Tanta resilienza lasciava sperare che il fisico americano avesse davvero in mano qualcosa. E invece, purtroppo, la favola sembra arrivata alla sua (forse scontata) conclusione: un rapporto commissionato dalla stessa università di Rochester, venuto a galla – come racconta un articolo di Nature – nel corso di una causa intentata dallo stesso Dias contro l’istituto che ora sta cercando di licenziarlo, dettaglia infatti una lunga lista di irregolarità, falsificazioni, plagi e manipolazioni dei dati riscontrate nei lavori del fisico. Abbastanza per mettere definitivamente la parola fine alla credibilità (e probabilmente alla carriera) dello scienziato.
Una scoperta da Nobel
La superconduzione a temperatura ambiente, lo dicevamo, è uno dei dei traguardi più elusivi, e potenzialmente rivoluzionari, nel campo della fisica della materia. Una di quelle scoperte che garantirebbe un premio Nobel al suo autore, perché avrebbe ripercussioni in tutti i campi tecnologici in cui si utilizzano dispositivi elettronici o magneti potentissimi. La questione è relativamente semplice: i conduttori tradizionali presentano sempre una resistenza (per quanto piccola) al passaggio della corrente elettrica, che ne dissipa una certa quantità trasformandola in calore; i superconduttori, dal canto loro, non ne offrono alcuna, e questo li rende incredibilmente più efficienti. Possono essere usati per produrre elettromagneti di potenza altrimenti impossibile, batterie elettriche superpotenti ed efficienti.

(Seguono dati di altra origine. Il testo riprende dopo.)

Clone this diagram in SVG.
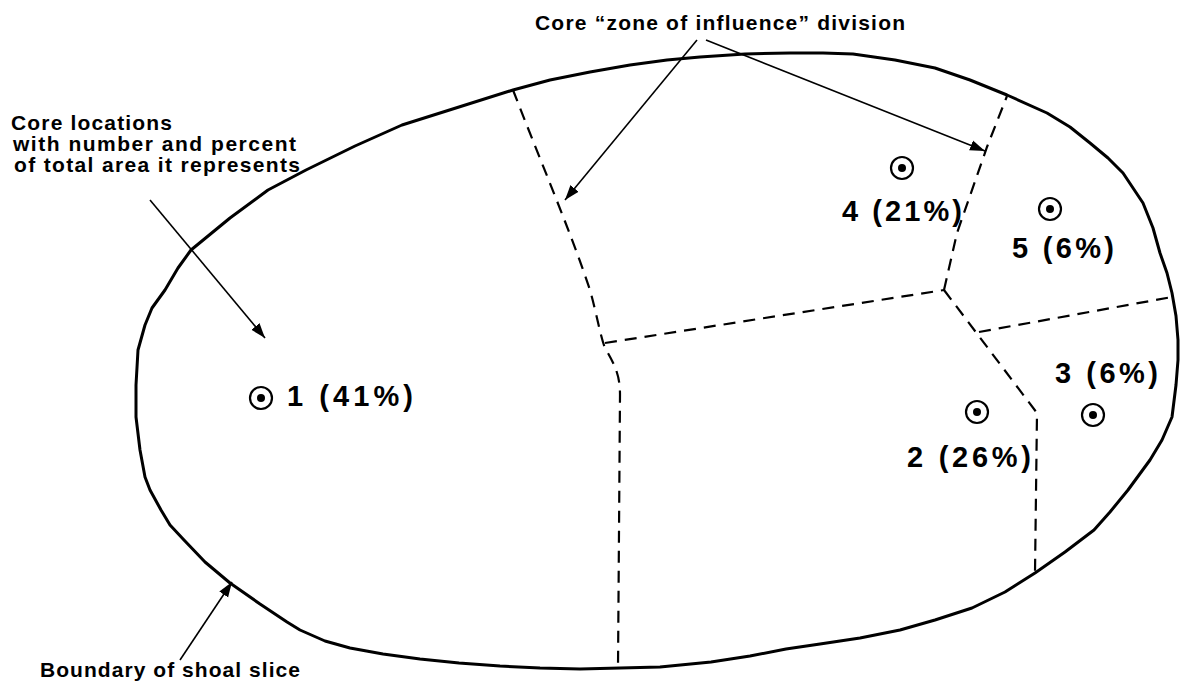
<svg xmlns="http://www.w3.org/2000/svg" width="1183" height="687" viewBox="0 0 1183 687">
<style>
.bnd{fill:none;stroke:#000;stroke-width:3;stroke-linejoin:round;stroke-linecap:round}
.dash{fill:none;stroke:#000;stroke-width:2.2;stroke-dasharray:12 8}
.lead{fill:none;stroke:#000;stroke-width:1.6}
.lbl{font-family:"Liberation Sans",Arial,sans-serif;font-weight:bold;font-size:21px;fill:#000}
.core{font-family:"Liberation Sans",Arial,sans-serif;font-weight:bold;font-size:29px;fill:#000}
.ring{fill:none;stroke:#000;stroke-width:2.2}
</style>
<defs>
<marker id="ahb" viewBox="0 0 10 10" refX="10" refY="5" markerWidth="15" markerHeight="15" markerUnits="userSpaceOnUse" orient="auto"><path d="M0,1.5 L10,5 L0,8.5 Z" fill="#000"/></marker>
</defs>
<rect width="1183" height="687" fill="#fff"/>
<g id="boundary">
<path class="bnd" d="M191,250 L230,218 L268,190 L306,170 L355,146 L402,125 L459,107 L513,90 L550,80 L590,72 L630,65 L667,60 L700,57 L745,54 L790,53 L823,53 L853,54 L895,60 L935,68 L970,80 L1007,95 L1047,113 L1070,127 L1090,143 L1108,158 L1123,173 L1143,203 L1153,228 L1160,253 L1167,273 L1172,293 L1176,316 L1178,340 L1178,360 L1176,385 L1172,417 L1162,440 L1150,460 L1128,490 L1110,512 L1094,530 L1065,552 L1035,573 L1005,592 L972,608 L935,620 L900,630 L860,638 L820,644 L786,649 L750,656 L711,662 L660,667 L620,668 L580,669 L540,668 L500,666 L459,663 L420,659 L383,654 L350,648 L325,641 L300,630 L287,622 L260,604 L230,583 L205,562 L184,540 L170,525 L161,510 L150,490 L145,477 L140,450 L136,417 L136,385 L138,350 L145,325 L152,308 L165,290 L178,268 Z"/>
</g>
<g id="divisions">
<path class="dash" d="M513,90 C540,160 570,230 590,290 C597,315 600,335 605,348 C615,365 620,375 620,395 L618,668"/>
<path class="dash" d="M605,343 L944,290"/>
<path class="dash" d="M944,290 L957,233 L987,147 L1007,96"/>
<path class="dash" d="M944,290 L1037,413 L1035,573"/>
<path class="dash" d="M979,332 L1172,297"/>
</g>
<g id="core1"><circle class="ring" cx="261" cy="398" r="11"/><circle cx="261" cy="398" r="4"/><text class="core" x="287" y="406" textLength="126" lengthAdjust="spacing">1 (41%)</text></g>
<g id="core2"><circle class="ring" cx="977" cy="412" r="11"/><circle cx="977" cy="412" r="4"/><text class="core" x="907" y="467" textLength="124" lengthAdjust="spacing">2 (26%)</text></g>
<g id="core3"><circle class="ring" cx="1093" cy="415" r="11"/><circle cx="1093" cy="415" r="4"/><text class="core" x="1055" y="383" textLength="103" lengthAdjust="spacing">3 (6%)</text></g>
<g id="core4"><circle class="ring" cx="902" cy="168" r="11"/><circle cx="902" cy="168" r="4"/><text class="core" x="842" y="221" textLength="120" lengthAdjust="spacing">4 (21%)</text></g>
<g id="core5"><circle class="ring" cx="1050" cy="209" r="11"/><circle cx="1050" cy="209" r="4"/><text class="core" x="1012" y="258" textLength="102" lengthAdjust="spacing">5 (6%)</text></g>
<g id="label-zone"><text class="lbl" x="535" y="30" textLength="370" lengthAdjust="spacing">Core “zone of influence” division</text></g>
<g id="label-core"><text class="lbl" x="11" y="130" textLength="161" lengthAdjust="spacing">Core locations</text><text class="lbl" x="13" y="151" textLength="283" lengthAdjust="spacing">with number and percent</text><text class="lbl" x="14" y="172" textLength="286" lengthAdjust="spacing">of total area it represents</text></g>
<g id="label-boundary"><text class="lbl" x="40" y="677" textLength="260" lengthAdjust="spacing">Boundary of shoal slice</text></g>
<g id="connectors">
<path class="lead" d="M697,40 L565,200" marker-end="url(#ahb)"/>
<path class="lead" d="M706,40 L985,151" marker-end="url(#ahb)"/>
<path class="lead" d="M150,200 L265,338" marker-end="url(#ahb)"/>
<path class="lead" d="M180,660 L232,582" stroke-width="2.5" marker-end="url(#ahb)"/>
</g>
</svg>
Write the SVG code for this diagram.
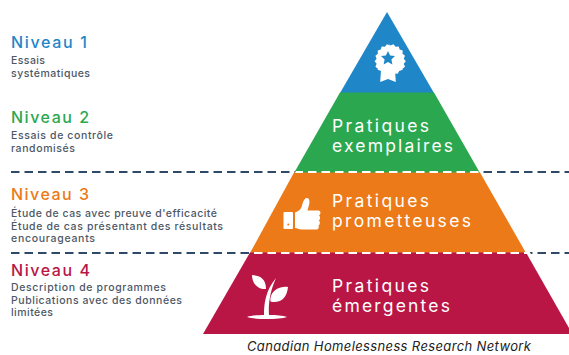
<svg xmlns="http://www.w3.org/2000/svg" width="569" height="355" viewBox="0 0 569 355">
<style>
text{font-family:"Inter","Lato","Liberation Sans",sans-serif}
.h{font-size:16px;font-weight:500}
.s{font-size:10.500px;fill:#4d5866;font-weight:500}
.p{font-size:17.500px;fill:#fff;font-weight:400}
.d{stroke-width:2.200;stroke-dasharray:8.500 5;fill:none}
.w{fill:#fff}
</style>
<defs><clipPath id="pyr"><polygon points="387,12 569,318 569,334 203,334"/></clipPath></defs>
<rect width="569" height="355" fill="#fff"/>
<g id="dividers-dark"><path class="d" stroke="#2f4a68" d="M11 172H569M11 253H569"/></g>
<g id="tier1"><polygon points="387,12 434,93 340,93" fill="#1f86c8"/>
<path class="w" d="M388 44l2.500 2 3-1.200 2 2.500 3.200-.2 1 3 3 1-.2 3.200 2.500 2-1.200 3 2 2.500-2 2.500 1.200 3-2.500 2 .2 1-3.500 1.200-1.500 2.800-3-.2-2 2.200-2.500-1.500-2.500 1.500-2-2.200-3 .2-1.500-2.800-3.500-1.200.2-1-2.500-2 1.200-3-2-2.500 2-2.500-1.200-3 2.500-2-.2-3.200 3-1 1-3 3.200.2 2-2.500 3 1.200z" transform="translate(0 -.5)"/>
<path class="w" d="M381 70l7 3 7-3 .8 12-7.800-3-7.800 3z"/>
<path fill="#1f86c8" d="M388 51l2.100 4.500 4.900.6-3.600 3.400 1 4.900-4.400-2.400-4.400 2.400 1-4.900-3.600-3.400 4.900-.6z"/></g>
<g id="tier2"><polygon points="340,92.500 434,92.500 480,173 294,173" fill="#2ba84f"/>
<text class="p" x="332" y="132" textLength="97">Pratiques</text><text class="p" x="332" y="152" textLength="121">exemplaires</text></g>
<g id="tier3"><polygon points="294,172.500 480,172.500 526,253 250,253" fill="#ec7a18"/>
<path class="w" d="M284.500 212h7.500a1 1 0 0 1 1 1v15a1 1 0 0 1-1 1h-7.500a1 1 0 0 1-1-1v-15a1 1 0 0 1 1-1z"/>
<circle cx="288.300" cy="224.500" r="1" fill="#ec7a18"/>
<path class="w" d="M295 212.500c4-1.500 6-3 7-7 1-3.500 2-7 4.500-7.500 3-.2 3.500 3.500 2.500 7l-1.500 5.500h11c2.500 0 2.500 4 .5 5 1.500 1 1.500 4-.2 5 1.500 1 1.500 4-.3 5 .8 1.500 0 4-2 4h-15c-3 0-4-1.500-6.500-1.500z"/>
<text class="p" x="332" y="207" textLength="97">Pratiques</text><text class="p" x="332" y="227" textLength="139">prometteuses</text></g>
<g id="tier4"><polygon points="250,252.500 526,252.500 569,328 569,334 203,334" fill="#b91646"/>
<path class="w" d="M247 317c4-1.500 12-2 17-2 0-10 1-24 12-37-5 11-8 24-7 37 7 0 14 .5 18 2-4 1.500-12 2-20 2s-16-.5-20-2z"/>
<path class="w" d="M252 275c7 .5 14 3 14 14-8 .5-14-5-14-14z"/>
<path class="w" d="M288 287c-1 10-6 16-16 15-2 0-2-3-1-6 2-6 9-10 17-9z"/>
<text class="p" x="332" y="292" textLength="97">Pratiques</text><text class="p" x="332" y="312" textLength="118">émergentes</text></g>
<g id="dividers-light" clip-path="url(#pyr)"><path class="d" stroke="#fff" d="M11 172H569M11 253H569"/></g>
<g id="level1"><text class="h" x="11" y="48" fill="#1f86c8" textLength="76">Niveau 1</text><text class="s" x="11" y="64" textLength="34">Essais</text><text class="s" x="11" y="77" textLength="79">systématiques</text></g>
<g id="level2"><text class="h" x="11" y="123" fill="#2ba84f" textLength="78">Niveau 2</text><text class="s" x="11" y="139" textLength="102">Essais de contrôle</text><text class="s" x="11" y="152" textLength="64">randomisés</text></g>
<g id="level3"><text class="h" x="11" y="200" fill="#ec7a18" textLength="78">Niveau 3</text><text class="s" x="11" y="217" textLength="206">Étude de cas avec preuve d'efficacité</text><text class="s" x="11" y="230" textLength="212">Étude de cas présentant des résultats</text><text class="s" x="11" y="242" textLength="84">encourageants</text></g>
<g id="level4"><text class="h" x="11" y="276" fill="#b91646" textLength="79">Niveau 4</text><text class="s" x="11" y="291" textLength="155">Description de programmes</text><text class="s" x="11" y="304" textLength="171">Publications avec des données</text><text class="s" x="11" y="316" textLength="42">limitées</text></g>
<text x="247" y="351" font-size="13" font-style="italic" fill="#222" textLength="284">Canadian Homelessness Research Network</text>
</svg>
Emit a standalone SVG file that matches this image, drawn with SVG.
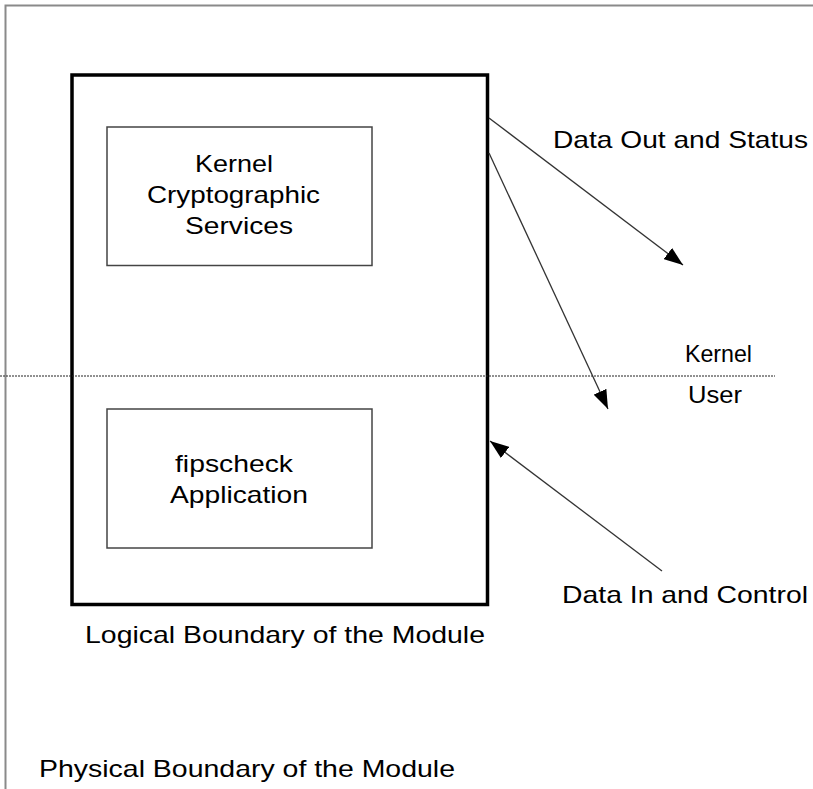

Ma non solo: utilizzandoli per costruire banali cavi, potremmo eliminare completamente la dispersione di energia nelle reti elettriche. Riducendo i consumi e gli sprechi, e rendendo possibile il trasporto di elettricità su qualunque distanza. Una rivoluzione che, da sola, ha il potenziale per risolvere l’attuale crisi energetica e ambientale legata alle emissioni dei combustibili fossili: sarebbe possibile produrre elettricità da fonti rinnovabili dove queste sono più abbondanti (impianti fotovoltaici nel centro del Sahara, o centrali geotermiche nelle aree vulcaniche) e poi trasportare l’energia ovunque ce ne fosse bisogno, senza dover tenere conto della distanza. Il problema è che con i superconduttori scoperti fino ad oggi hanno un difetto: per esibire le loro incredibili caratteristiche devono trovarsi in condizioni di temperatura e/o pressione realmente estreme, solitamente al di sotto dei -100 gradi centigradi, e richiedono quindi dispendiosi e ingombranti sistemi di refrigerazione per poter essere utilizzati, che ne limitano drasticamente le applicazioni. Per questo motivo, la scoperta di un superconduttore che funzioni in condizioni di temperatura e pressione prossime a quelle ambientali fa gola a moltissimi scienziati. Il problema è che nessuno, almeno per ora, sa bene come riuscire nell’impresa.
Gli studi di Dias
La teoria sviluppata per spiegare la superconduzione è nota come teoria BCS, dalle iniziali dei tre fisici che l’hanno proposta nel 1957 – John Bardeen, Leon Cooper e Robert Schrieffer – ricevendo per questo un Nobel nel 1972. È estremamente complessa – troppo per affrontarla in una sede come questa – ma in termini molto generali, prevede che la superconduzione sia legata alla formazione di una coppia di elettroni nota come coppia di Cooper, evento che può avvenire solo a temperature bassissime, perché bastano fluttuazioni termiche anche minime per spezzare queste coppie di particelle.